Brexit supply chain

Supermarkets are working with police to protect their stores and staff from looting and riots if Britain leaves the European Union without a deal (The Times £). Industry bosses are said to be confident that consumers will “on the whole” act lawfully should talks between the UK and Brussels break down. Kantar, the market research group, said that chains were nevertheless in talks with local police forces to ensure their stock was protected. British shoppers are already adopting “several recessionary behaviours,” it said. Supermarkets have begun removing product ranges and lowering their standards when it comes to fresh produce in preparation for Brexit, and British customers are already showing recessionary behaviours, according to the new research (Independent).

The Times picks up The Grocer’s story that more than 200 jobs are at risk under plans to end the manufacturing of Fox’s Glacier Mints in Leicester, a century after they were invented in the city (The Times £). Big Bear Confectionery, which makes Fox’s and XXX Mints, told staff yesterday of plans to close its factory at Braunstone Frith as the company is merged into Tangerine Confectionery, the maker of Dip Dab, Sherbet Fountain and Flumps. The confectionery companies are both owned by Ireland’s Valeo Foods, which acquired Big Bear in 2017 and Tangerine last year.

Patisserie Valerie has been plunged into fresh chaos as its former chief executive launched a lawsuit against the café chain’s new owners and accused them of being “inexperienced” (The Times £). Steve Francis, 57, who was dismissed without warning by Causeway Capital Partners, which rescued Patisserie Valerie from administration two weeks ago, said he was concerned about how the new owners would fund the business. He also accused them of dismantling a plan to invest in the company that he said was agreed when it was acquired.

The world’s largest brewer Anheuser-Busch InBev has sought to turn the page on a tough 2018 by promising investors “strong” revenue and operating profit growth this year, driven by higher sales of premium beers like Corona and Stella Artois (Financial Times £). AB InBev, whose largest markets are the US and Brazil, also said the pace of paying down its $102.5bn debt mountain would accelerate this year after halving its dividend in October.

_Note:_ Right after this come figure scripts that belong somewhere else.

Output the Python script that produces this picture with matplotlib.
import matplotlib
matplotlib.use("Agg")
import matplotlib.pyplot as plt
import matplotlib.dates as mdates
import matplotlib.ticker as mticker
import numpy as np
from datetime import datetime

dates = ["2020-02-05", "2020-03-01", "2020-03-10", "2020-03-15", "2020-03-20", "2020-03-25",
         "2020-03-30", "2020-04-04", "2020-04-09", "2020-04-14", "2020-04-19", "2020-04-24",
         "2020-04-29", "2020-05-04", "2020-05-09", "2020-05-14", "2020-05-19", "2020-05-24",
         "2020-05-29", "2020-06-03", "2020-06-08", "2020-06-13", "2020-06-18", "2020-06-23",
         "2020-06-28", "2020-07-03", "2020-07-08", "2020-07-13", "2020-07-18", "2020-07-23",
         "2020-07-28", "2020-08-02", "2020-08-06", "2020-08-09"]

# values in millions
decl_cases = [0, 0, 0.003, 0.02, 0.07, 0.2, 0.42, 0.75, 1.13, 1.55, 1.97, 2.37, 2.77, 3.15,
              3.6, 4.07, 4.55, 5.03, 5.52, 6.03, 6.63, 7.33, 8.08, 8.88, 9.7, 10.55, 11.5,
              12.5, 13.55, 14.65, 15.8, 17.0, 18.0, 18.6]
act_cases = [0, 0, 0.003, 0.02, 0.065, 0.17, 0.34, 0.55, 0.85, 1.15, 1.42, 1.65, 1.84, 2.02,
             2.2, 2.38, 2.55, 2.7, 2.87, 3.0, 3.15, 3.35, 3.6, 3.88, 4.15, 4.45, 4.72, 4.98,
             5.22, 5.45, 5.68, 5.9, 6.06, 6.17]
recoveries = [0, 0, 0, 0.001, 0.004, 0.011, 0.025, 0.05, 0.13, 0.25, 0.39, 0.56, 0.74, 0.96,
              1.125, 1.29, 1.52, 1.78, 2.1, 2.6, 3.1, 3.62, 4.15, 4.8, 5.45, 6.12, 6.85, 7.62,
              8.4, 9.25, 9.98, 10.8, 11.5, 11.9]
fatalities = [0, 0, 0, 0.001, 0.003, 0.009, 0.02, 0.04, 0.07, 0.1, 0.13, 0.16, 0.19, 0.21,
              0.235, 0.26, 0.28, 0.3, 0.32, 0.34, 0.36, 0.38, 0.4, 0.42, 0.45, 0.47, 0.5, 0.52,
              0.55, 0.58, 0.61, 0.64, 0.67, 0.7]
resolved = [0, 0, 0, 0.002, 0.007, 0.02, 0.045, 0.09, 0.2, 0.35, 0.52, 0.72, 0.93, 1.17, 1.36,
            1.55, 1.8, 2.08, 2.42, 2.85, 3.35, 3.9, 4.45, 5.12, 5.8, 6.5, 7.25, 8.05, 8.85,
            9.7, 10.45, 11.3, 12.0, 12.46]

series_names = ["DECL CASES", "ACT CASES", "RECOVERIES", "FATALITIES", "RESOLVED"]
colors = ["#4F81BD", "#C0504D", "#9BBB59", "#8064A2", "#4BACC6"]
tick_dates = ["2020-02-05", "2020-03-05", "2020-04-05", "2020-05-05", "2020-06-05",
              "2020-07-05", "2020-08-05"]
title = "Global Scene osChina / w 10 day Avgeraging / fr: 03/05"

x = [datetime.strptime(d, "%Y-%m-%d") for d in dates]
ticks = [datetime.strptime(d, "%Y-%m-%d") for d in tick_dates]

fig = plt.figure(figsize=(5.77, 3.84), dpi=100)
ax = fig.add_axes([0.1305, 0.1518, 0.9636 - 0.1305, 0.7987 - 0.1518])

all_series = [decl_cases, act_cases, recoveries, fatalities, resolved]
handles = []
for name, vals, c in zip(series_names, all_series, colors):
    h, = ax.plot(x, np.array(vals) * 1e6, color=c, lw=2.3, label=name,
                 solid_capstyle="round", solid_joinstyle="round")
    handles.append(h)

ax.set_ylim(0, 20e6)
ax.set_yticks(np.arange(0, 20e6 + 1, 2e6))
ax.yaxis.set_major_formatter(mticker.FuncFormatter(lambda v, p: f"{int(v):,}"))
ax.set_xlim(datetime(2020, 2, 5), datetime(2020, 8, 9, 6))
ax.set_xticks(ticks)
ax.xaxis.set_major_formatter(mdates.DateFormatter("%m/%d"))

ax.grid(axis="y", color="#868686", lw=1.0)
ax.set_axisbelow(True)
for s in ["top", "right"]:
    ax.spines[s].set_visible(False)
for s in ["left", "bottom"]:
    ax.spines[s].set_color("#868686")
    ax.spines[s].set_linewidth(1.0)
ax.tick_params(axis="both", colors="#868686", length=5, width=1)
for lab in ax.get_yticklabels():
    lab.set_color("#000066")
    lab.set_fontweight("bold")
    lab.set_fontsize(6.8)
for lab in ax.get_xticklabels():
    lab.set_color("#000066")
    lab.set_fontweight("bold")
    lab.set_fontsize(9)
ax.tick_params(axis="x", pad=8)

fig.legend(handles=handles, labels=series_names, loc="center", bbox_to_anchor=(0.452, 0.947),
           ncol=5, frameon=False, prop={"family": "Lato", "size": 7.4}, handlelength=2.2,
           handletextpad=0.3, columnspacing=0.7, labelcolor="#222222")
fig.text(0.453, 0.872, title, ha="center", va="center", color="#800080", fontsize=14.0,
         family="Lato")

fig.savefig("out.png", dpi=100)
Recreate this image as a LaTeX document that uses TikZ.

The outgoing boss of British American Tobacco has reassured investors about the impact of more stringent regulations in the US and hailed a near-doubling of revenues from vaping (Telegraph £). British American Tobacco said a landmark court case in Canada would have little impact on the business despite analyst fears it could land the company with a £6bn compensation bill (Financial Times £). In its full-year results the world’s second biggest tobacco company by sales, whose brands include Lucky Strike and Camel, increased its dividend to show it was “confident” for the year ahead despite adverse currency moves dragging down revenues and a threat of greater regulation in its US market. Nicandro Durante, 62, the outgoing chief executive of BAT, which has been investing heavily in e-cigarettes and products that heat rather than burn tobacco, said it was “not a problem” and suggested the targets had been aggressive (The Times £).

Kraft Heinz warned on Thursday it would miss a deadline to file its annual report with the US Securities and Exchange Commission as it provided new details of the $15bn writedown that has shaken the consumer goods industry (Financial Times £). The company behind Kraft dinners and Heinz tomato sauce said it would not file the report, known as a 10-K, by a “prescribed due date” while an internal investigation into its procurement was continuing.

Confidence among British businesses is at its lowest ebb since the surprise European Union referendum result nearly three years ago (The Times £). Lloyds Banking Group’s monthly business barometer found that a majority of companies turned pessimistic about the economy in February, with the reading slumping 15 points from +10 to -5.

French retailer Carrefour on Thursday lifted its targets for cost savings, as the group unveiled results for 2018 in which it saved €1.05bn during the 12 months (Financial Times £). In the first set of full-year figures since Carrefour unveiled a 2022 transformation plan in January last year, the company said overall group sales rose 1.4% in 2018 on a like-for-like basis, accelerating in the second half of the year.